▶ [Given instruction] Copy out every line exactly, passing over the pictures.

▶ [Data extract]
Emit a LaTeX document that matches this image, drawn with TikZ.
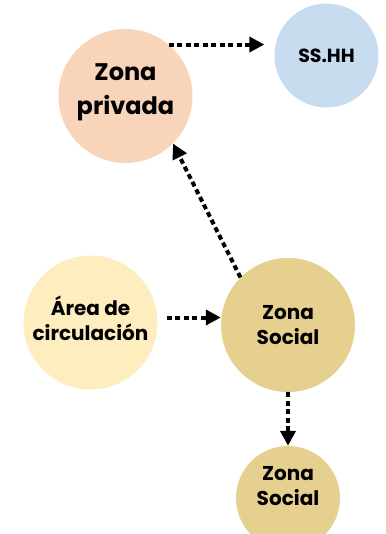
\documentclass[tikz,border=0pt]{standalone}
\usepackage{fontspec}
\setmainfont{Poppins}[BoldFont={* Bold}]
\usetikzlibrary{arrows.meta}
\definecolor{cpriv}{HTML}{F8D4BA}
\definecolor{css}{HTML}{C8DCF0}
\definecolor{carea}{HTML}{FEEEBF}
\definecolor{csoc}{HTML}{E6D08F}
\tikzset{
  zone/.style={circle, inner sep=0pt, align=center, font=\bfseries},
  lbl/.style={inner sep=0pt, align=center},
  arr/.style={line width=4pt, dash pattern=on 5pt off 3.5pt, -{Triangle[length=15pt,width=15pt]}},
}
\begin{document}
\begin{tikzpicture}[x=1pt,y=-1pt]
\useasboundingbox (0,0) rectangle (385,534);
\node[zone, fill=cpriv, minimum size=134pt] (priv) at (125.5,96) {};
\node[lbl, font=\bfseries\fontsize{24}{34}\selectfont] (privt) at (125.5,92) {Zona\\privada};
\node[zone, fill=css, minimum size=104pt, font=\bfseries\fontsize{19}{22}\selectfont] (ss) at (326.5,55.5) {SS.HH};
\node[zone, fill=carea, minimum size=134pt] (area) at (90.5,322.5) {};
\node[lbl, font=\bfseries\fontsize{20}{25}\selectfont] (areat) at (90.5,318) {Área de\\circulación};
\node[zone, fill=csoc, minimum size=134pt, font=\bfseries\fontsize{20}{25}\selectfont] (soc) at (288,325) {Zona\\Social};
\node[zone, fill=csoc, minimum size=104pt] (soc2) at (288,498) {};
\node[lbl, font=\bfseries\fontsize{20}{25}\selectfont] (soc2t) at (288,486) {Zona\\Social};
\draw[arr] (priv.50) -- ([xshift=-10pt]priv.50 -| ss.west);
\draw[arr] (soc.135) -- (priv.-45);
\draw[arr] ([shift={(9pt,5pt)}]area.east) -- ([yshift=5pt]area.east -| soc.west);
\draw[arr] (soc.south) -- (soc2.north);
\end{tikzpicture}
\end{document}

▶ [Solution]
Emit a LaTeX document that matches this image, drawn with TikZ.
\documentclass[tikz,border=0pt]{standalone}
\usepackage{fontspec}
\setmainfont{Poppins}[BoldFont={* Bold}]
\usetikzlibrary{arrows.meta}
\definecolor{cpriv}{HTML}{F8D4BA}
\definecolor{css}{HTML}{C8DCF0}
\definecolor{carea}{HTML}{FEEEBF}
\definecolor{csoc}{HTML}{E6D08F}
\tikzset{
  zone/.style={circle, inner sep=0pt, align=center, font=\bfseries},
  lbl/.style={inner sep=0pt, align=center},
  arr/.style={line width=4pt, dash pattern=on 5pt off 3.5pt, -{Triangle[length=15pt,width=15pt]}},
}
\begin{document}
\begin{tikzpicture}[x=1pt,y=-1pt]
\useasboundingbox (0,0) rectangle (385,534);
\node[zone, fill=cpriv, minimum size=134pt] (priv) at (125.5,96) {};
\node[lbl, font=\bfseries\fontsize{24}{34}\selectfont] (privt) at (125.5,92) {Zona\\privada};
\node[zone, fill=css, minimum size=104pt, font=\bfseries\fontsize{19}{22}\selectfont] (ss) at (326.5,55.5) {SS.HH};
\node[zone, fill=carea, minimum size=134pt] (area) at (90.5,322.5) {};
\node[lbl, font=\bfseries\fontsize{20}{25}\selectfont] (areat) at (90.5,318) {Área de\\circulación};
\node[zone, fill=csoc, minimum size=134pt, font=\bfseries\fontsize{20}{25}\selectfont] (soc) at (288,325) {Zona\\Social};
\node[zone, fill=csoc, minimum size=104pt] (soc2) at (288,498) {};
\node[lbl, font=\bfseries\fontsize{20}{25}\selectfont] (soc2t) at (288,486) {Zona\\Social};
\draw[arr] (priv.50) -- ([xshift=-10pt]priv.50 -| ss.west);
\draw[arr] (soc.135) -- (priv.-45);
\draw[arr] ([shift={(9pt,5pt)}]area.east) -- ([yshift=5pt]area.east -| soc.west);
\draw[arr] (soc.south) -- (soc2.north);
\end{tikzpicture}
\end{document}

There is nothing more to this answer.